Alla Termini si fanno molti incontri. Sulle scale mobili diretti verso la metro notiamo un eccentrico signore, ha in mano un bizzarro bastone con qualcosa appeso ed una borsa a tracolla. Francesco "sguinzaglia" Marica per intercettare la sua storia e provare a intervistarlo. Li ritroviamo pochi minuti dopo in cima a quelle stesse scale mobili dove l’avevamo visto per la prima volta, intento a spiegare qualcosa all’inviata di Termini Tv. Francesco lo invita ad uscire dalla stazione, per non avere problemi durante l’intervista, e lui accetta volentieri. Si chiama Alessandro, viene da Napoli. È a Roma per la manifestazione "Bagnoli libera". Su quel bastone ci sono attaccati tantissimi adesivi, tantissime frasi sul lavoro, sulla giustizia. Ad attirare l’attenzione più di tutto però è quel fantoccio che vi è attaccato, impiccato. Sulla testa sono incollate le facce di Marchionne e Renzi. Egli spiega che il richiamo è al triste episodio di un operaio che si è tolto la vita dopo aver perso il posto di lavoro in uno stabilimento di Bagnoli. Alessandro si apre ai ragazzi di Termini Tv: gli racconta la sua storia, dei motivi che lo hanno spinto a venire a Roma, per poi salutarci e riprendere il proprio viaggio verso casa, che passa per la grande stazione.

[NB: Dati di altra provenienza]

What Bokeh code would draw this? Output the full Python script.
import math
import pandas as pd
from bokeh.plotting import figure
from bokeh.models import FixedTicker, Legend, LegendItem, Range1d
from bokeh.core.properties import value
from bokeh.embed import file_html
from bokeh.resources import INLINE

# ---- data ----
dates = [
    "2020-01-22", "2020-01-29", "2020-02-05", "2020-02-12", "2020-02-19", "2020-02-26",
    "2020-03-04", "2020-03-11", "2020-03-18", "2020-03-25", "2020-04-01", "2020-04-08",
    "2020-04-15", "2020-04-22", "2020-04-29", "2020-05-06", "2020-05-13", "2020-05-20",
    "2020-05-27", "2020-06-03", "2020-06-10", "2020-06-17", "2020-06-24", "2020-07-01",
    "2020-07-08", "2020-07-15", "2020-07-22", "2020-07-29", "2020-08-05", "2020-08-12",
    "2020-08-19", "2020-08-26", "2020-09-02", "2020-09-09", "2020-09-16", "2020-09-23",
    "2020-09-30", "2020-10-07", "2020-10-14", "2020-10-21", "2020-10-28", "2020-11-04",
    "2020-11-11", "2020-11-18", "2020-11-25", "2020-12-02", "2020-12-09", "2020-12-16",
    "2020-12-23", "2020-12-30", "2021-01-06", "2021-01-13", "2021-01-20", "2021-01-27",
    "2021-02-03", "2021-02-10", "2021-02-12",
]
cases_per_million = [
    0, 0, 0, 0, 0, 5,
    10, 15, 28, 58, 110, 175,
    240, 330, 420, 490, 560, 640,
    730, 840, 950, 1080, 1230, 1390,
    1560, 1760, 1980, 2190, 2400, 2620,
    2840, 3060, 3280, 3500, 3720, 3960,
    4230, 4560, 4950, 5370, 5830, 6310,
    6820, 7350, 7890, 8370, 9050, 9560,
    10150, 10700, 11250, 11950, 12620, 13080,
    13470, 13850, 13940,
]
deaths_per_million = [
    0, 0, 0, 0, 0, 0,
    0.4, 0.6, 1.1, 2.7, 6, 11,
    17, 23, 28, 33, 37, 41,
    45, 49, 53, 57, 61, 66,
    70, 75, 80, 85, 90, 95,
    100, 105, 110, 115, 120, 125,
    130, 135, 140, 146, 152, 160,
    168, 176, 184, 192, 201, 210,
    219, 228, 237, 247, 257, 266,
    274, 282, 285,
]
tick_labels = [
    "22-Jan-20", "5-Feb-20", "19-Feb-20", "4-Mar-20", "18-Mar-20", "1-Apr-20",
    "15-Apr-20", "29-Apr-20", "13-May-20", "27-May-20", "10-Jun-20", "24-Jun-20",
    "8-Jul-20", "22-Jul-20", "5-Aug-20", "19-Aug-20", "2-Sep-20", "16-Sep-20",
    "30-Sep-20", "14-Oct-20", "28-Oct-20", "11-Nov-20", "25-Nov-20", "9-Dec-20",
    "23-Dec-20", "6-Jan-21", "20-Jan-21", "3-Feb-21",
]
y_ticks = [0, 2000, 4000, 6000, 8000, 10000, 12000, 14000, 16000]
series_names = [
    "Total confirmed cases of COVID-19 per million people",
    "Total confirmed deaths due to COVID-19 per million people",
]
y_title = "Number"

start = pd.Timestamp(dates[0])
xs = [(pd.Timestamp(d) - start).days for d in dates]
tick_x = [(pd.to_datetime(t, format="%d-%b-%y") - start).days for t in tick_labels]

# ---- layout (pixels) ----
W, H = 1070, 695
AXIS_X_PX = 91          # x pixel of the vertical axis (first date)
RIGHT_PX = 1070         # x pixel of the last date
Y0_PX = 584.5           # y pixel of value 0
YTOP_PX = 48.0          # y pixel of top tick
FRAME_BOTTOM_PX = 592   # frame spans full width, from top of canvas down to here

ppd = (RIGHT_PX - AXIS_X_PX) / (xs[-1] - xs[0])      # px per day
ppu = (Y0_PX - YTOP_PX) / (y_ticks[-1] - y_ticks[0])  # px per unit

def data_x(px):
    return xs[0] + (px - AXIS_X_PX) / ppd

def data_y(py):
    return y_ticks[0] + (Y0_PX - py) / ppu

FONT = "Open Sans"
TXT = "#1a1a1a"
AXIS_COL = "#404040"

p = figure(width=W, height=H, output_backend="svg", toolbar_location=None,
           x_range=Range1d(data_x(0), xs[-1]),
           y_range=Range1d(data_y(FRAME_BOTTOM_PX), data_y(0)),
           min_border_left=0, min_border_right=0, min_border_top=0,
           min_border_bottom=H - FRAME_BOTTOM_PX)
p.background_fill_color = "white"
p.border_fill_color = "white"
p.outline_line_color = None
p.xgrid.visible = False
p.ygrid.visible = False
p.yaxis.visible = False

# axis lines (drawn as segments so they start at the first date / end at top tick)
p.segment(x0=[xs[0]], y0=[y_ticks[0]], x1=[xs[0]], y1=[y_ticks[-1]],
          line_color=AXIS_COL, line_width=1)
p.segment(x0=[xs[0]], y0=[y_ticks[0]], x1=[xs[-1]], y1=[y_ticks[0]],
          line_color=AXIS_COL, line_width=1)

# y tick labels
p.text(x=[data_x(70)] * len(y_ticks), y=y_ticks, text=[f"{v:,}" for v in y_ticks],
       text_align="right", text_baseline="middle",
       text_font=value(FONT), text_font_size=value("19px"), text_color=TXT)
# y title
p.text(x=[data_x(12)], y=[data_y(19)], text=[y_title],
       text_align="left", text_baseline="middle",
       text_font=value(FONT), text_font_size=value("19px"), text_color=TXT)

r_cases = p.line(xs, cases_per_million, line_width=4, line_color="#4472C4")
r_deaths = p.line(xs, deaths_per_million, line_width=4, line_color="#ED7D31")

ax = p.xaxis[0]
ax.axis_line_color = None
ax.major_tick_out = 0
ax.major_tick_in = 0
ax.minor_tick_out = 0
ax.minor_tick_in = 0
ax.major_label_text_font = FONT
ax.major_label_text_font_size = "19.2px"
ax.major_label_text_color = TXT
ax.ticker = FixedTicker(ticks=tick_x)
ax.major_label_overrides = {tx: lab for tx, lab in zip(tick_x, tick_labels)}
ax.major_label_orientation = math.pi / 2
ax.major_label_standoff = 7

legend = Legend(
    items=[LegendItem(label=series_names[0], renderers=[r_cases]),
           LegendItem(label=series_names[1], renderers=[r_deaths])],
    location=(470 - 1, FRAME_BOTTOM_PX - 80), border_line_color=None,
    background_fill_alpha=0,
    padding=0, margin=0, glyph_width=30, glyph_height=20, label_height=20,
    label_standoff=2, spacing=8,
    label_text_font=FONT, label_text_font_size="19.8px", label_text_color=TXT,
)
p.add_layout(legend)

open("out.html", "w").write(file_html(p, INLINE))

Proseguiamo la passeggiata, hanno appuntamento per un'altra intervista con un ragazzo incontrato il giorno precedente. Si chiama Federico, viene dal Messico, ma anche dal Portogallo e dal Texas, dove lavora come cuoco, ovviamente di cucina italiana. Lo incontriamo nel Bed & Breakfast dove alloggia, a 100 metri dalla stazione, ed insieme ci torniamo per l’intervista. Anche lui porta la sua storia a Termini, dato che come ricorda Francesco: «Ognuno può contribuire alla storia della stazione», anche un cuoco che in sé raccoglie mezzo globo. Sorride, scherza, si presta alla videocamera e alla fotocamera. Francesco e Marica sono attentissimi a non perdere nulla di quello che dice, dell’entusiasmo che mette in questa esperienza, nuovissima anche per lui. Saluta la telecamera con una linguaccia. «Dove puoi incontrare un personaggio così se non a Termini?» dice Francesco.

È ormai arrivato il tramonto, Francesco torna ai suoi impegni, Marica deve tornare a casa perché la sorella ha dimenticato le chiavi. Termini Tv è anche questo, è la dedizione di queste persone nel ritagliarsi quando possono uno spazio della propria giornata da dedicare al progetto. Hanno piani per il futuro, ma vogliono restare indipendenti nello svolgere con entusiasmo quello che fanno. Questo è quello che percepisci sentendoli parlare e vedendoli lavorare. E se l’uomo non è altro che la storia che riesce a raccontare di sé, ce n’è di lavoro da fare per i ragazzi di Termini Tv. Almeno quante sono le cose che hanno da raccontare.